As supervisors and managers, it seems like our days are filled with more problems than not. It’s the thing that drives many leaders to burn out.
What if you could remove the stress of difficulties, excel in your role, and lead a more fulfilled life?
All it requires is a shift in mindset. Read on to learn how to make this shift.
Over the years, I’ve learned to look at problems a little more positively by referring to them as “challenges” – something that might slow me down but that can be overcome. I had trouble for a long time because I still saw these problems as something negative that should be avoided, if at all possible.
But recently, I’ve been learning a bit about the Stoic philosophy. Stoics look at obstacles not as a negative thing to completely avoid, but rather, as a positive thing. By doing this, Stoics resist knee-jerk emotional reactions that cloud sound thinking and judgement and cause psychological pain.
When issues arise, instead of panicking or worrying, they calmly turn the problem on its head and identify what good can emerge.
Problems always provide opportunities to stretch, grow, and improve. Challenges also add interest and excitement to life. When you cruise along doing things you’re already great at and don’t run into any obstacles, things can get extremely boring.
Welcoming problems to tackle can be your path to growth, success, and a more fascinating life.
A Management Example
This perspective can radically change the way you manage people. Rather than seeing the person sheepishly knocking at your door to tell you about a mistake they made as an inconvenience, interruption, and barrier between you and your work, what if you saw the mistake as an opportunity to improve processes, coach and train, and build a deeper level of trust with the person?
For starters, you’d likely behave a lot differently. Rather than scowling, continuing to work, and sighing while you listen to their problem, you’d probably look up from your work with a warm smile, invite them in to sit down, move away from your computer and phone, and listen to them deeply.
How might that change the interaction? How might it improve the level of creativity brought to solve the problem? How might it make a difference in your relationship?
Let’s break this example down into how you can turn an employee mistake into something good the next time this comes up (more than likely later today! ?):
- You can look at this as a wonderful opportunity to practice one of the things that successful people across all fields have said help them to succeed: being fully present and mindful. Living in the moment, not in the past or future, is said to be one of the secrets to living a great life. It allows you to think more clearly and therefore be more creative.
- This situation also gives you the opportunity to put people before things. By setting aside your computer, phone, and papers, you are setting aside your tasks. This is the first step to truly listening to and connecting with the other person.
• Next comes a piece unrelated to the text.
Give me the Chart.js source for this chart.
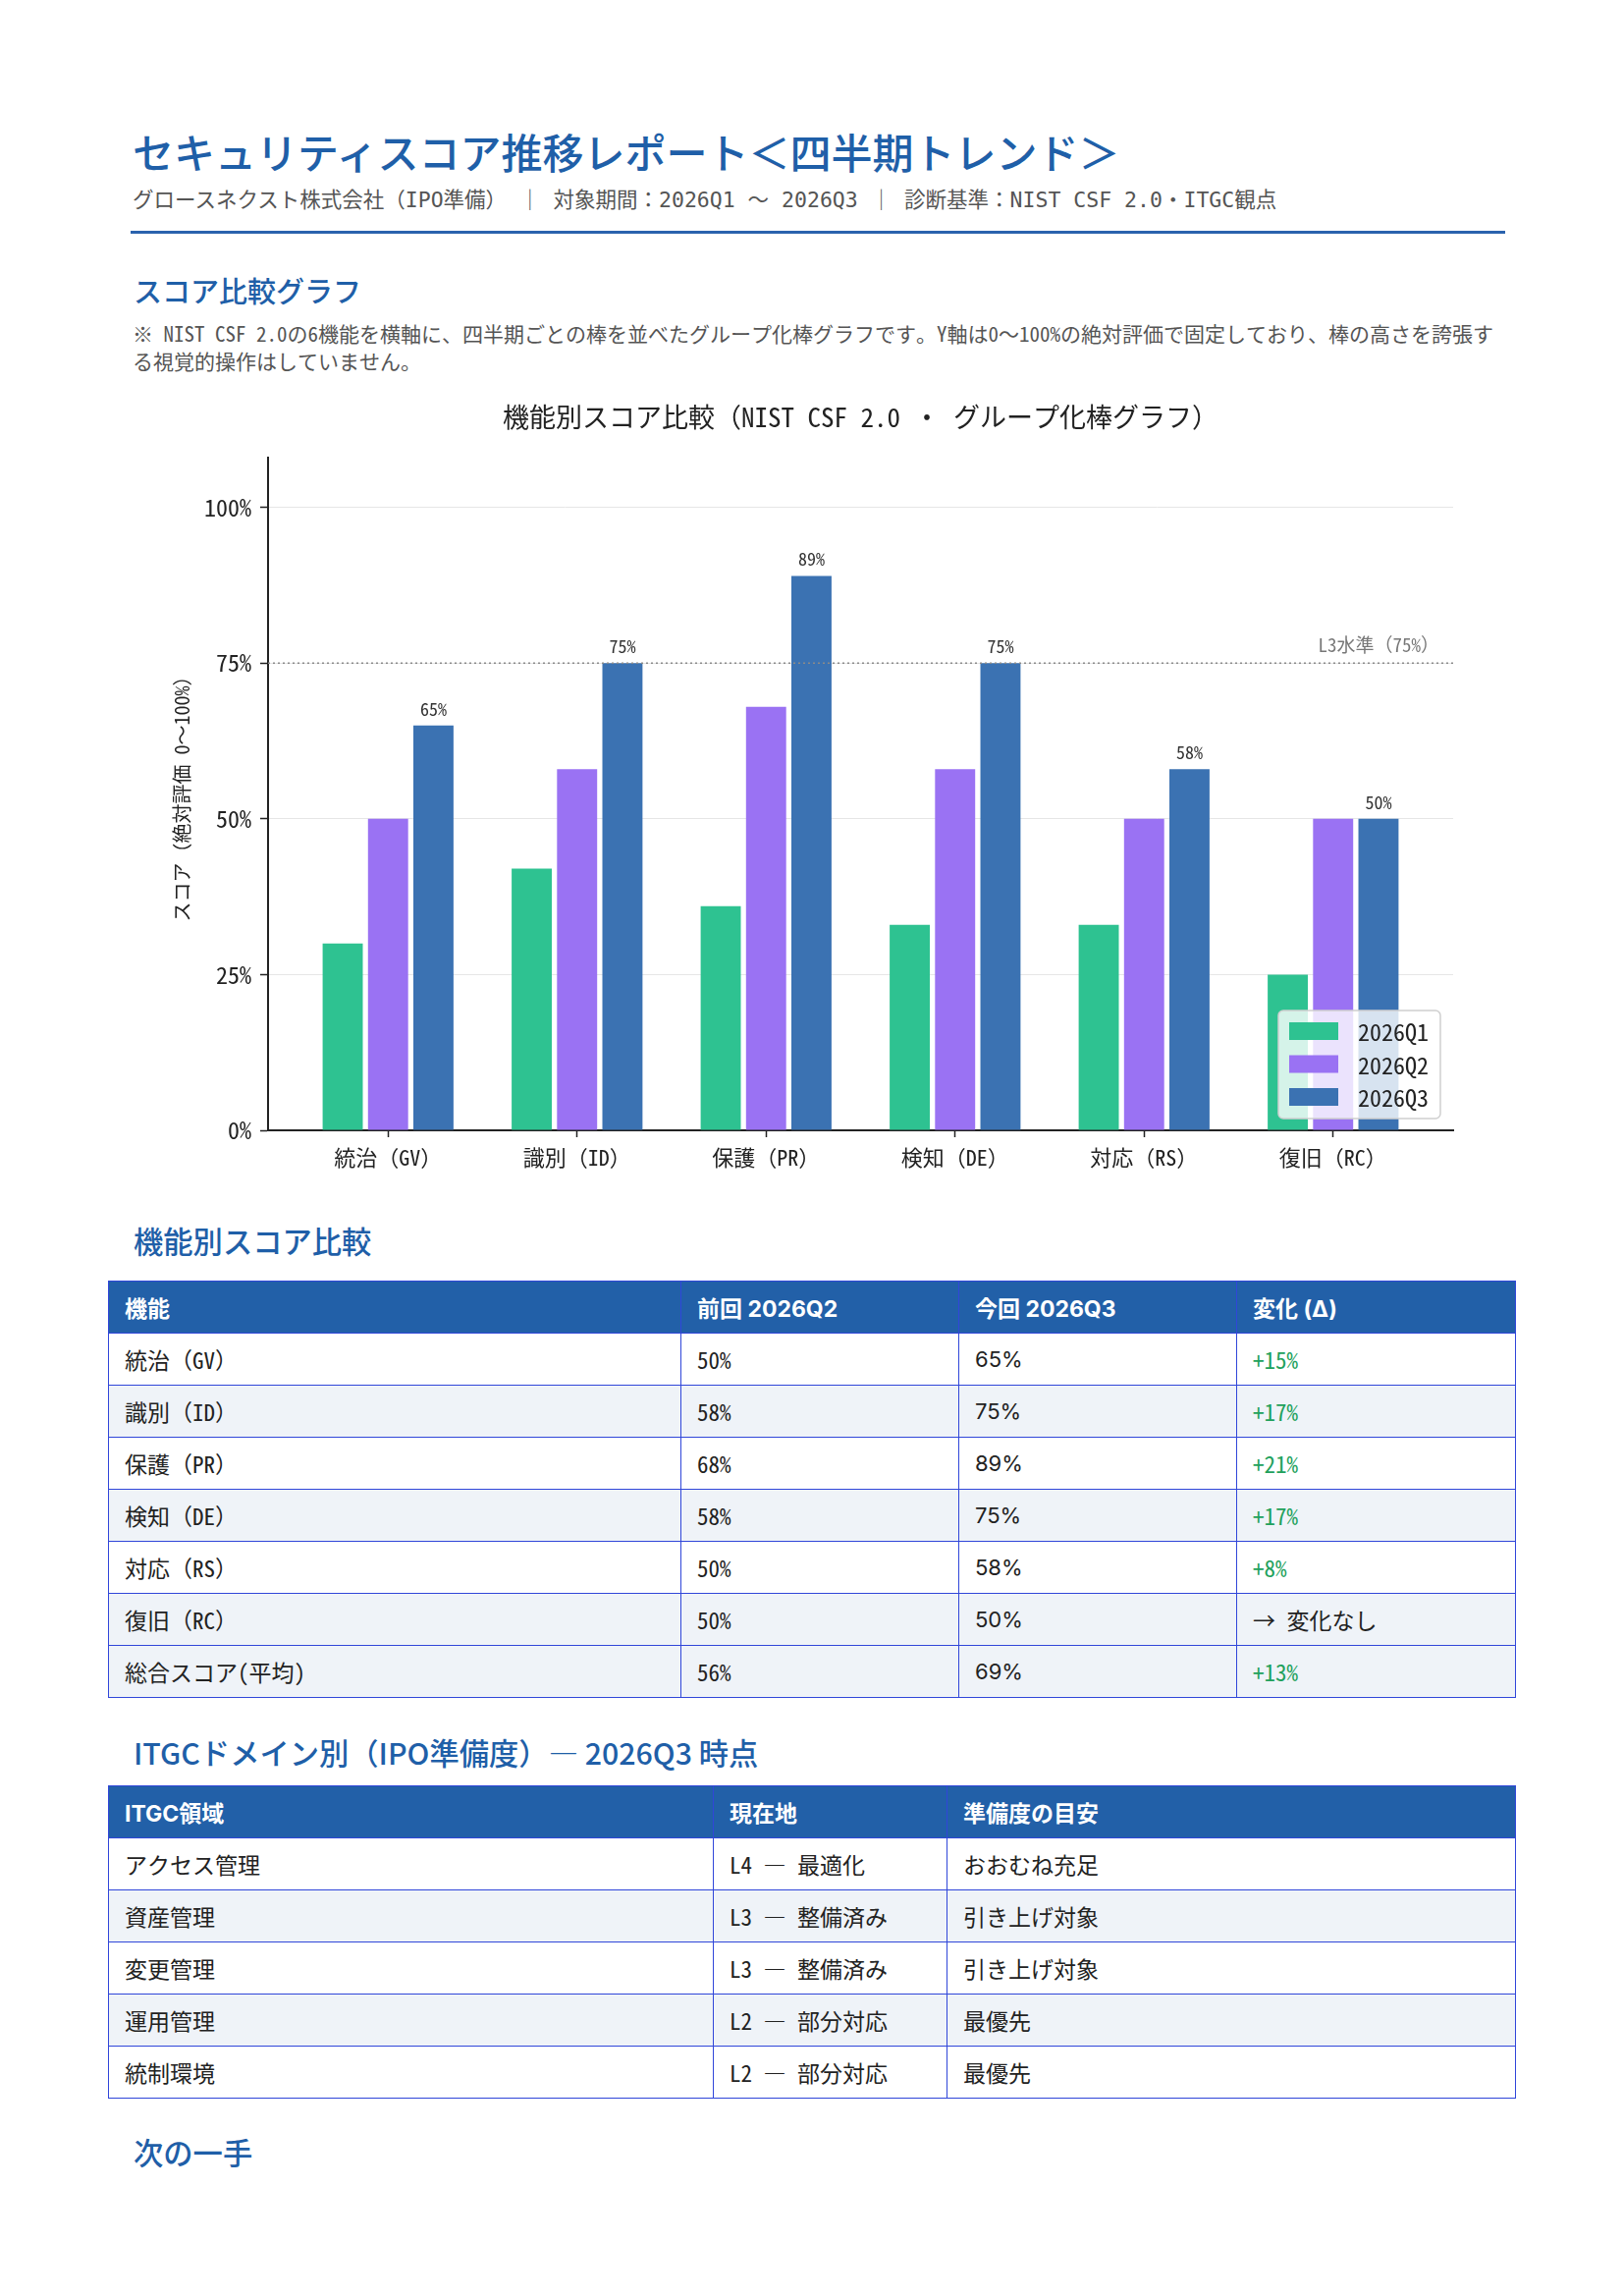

- You now have an opportunity to practice listening without thinking of your response, mirroring back not only what the person said but what you think they might be feeling. Giving another person this level of undivided attention ensures he/she senses you really care and, as a result, strengthens your relationship.
- You’ve also been given a chance to practice your coaching skills. Rather than telling the person what he/she should do, ask them some questions to get them to think through the best next step.
You Get What You Need
Life has a way of giving you exactly what you need. If you need to practice patience, you’ll be given an extremely talkative employee. If you have anger issues you’d like to control, you’ll find yourself with plenty of opportunities to practice staying calm.
We all know that nothing remains the same. The universe is always expanding. Challenges are the universe’s way of giving you a chance to evolve. Without these challenges, we would never be pushed to grow.
Once seeing challenges as opportunities becomes your default way of looking at things, you’ll get excited when things go wrong. You’ll understand that it is happening for a reason and to try to resist it may cause you to miss a chance to grow.
When You Can’t See the Good
Some days are better than others. On the days when you’re struggling to think of anything positive about a situation, think of it as an opportunity to do your job and show your worth.
After all, if there were no hitches, would supervisors and managers be needed? It’s your job to deal with these things, so thank goodness problems happen every day, or else you’d be out of work!
So, the next time one of your team members is pushing your buttons and you feel the negative reaction rising in your body, take a deep breath and smile (even if just in your mind), and be thankful for what you’ve been given.
Looking at trials as opportunities provides us a path to becoming a better manager and to living a happy, fulfilled life.
Time to Practice
What supervisory problems have you encountered this week? How could you look at them as opportunities?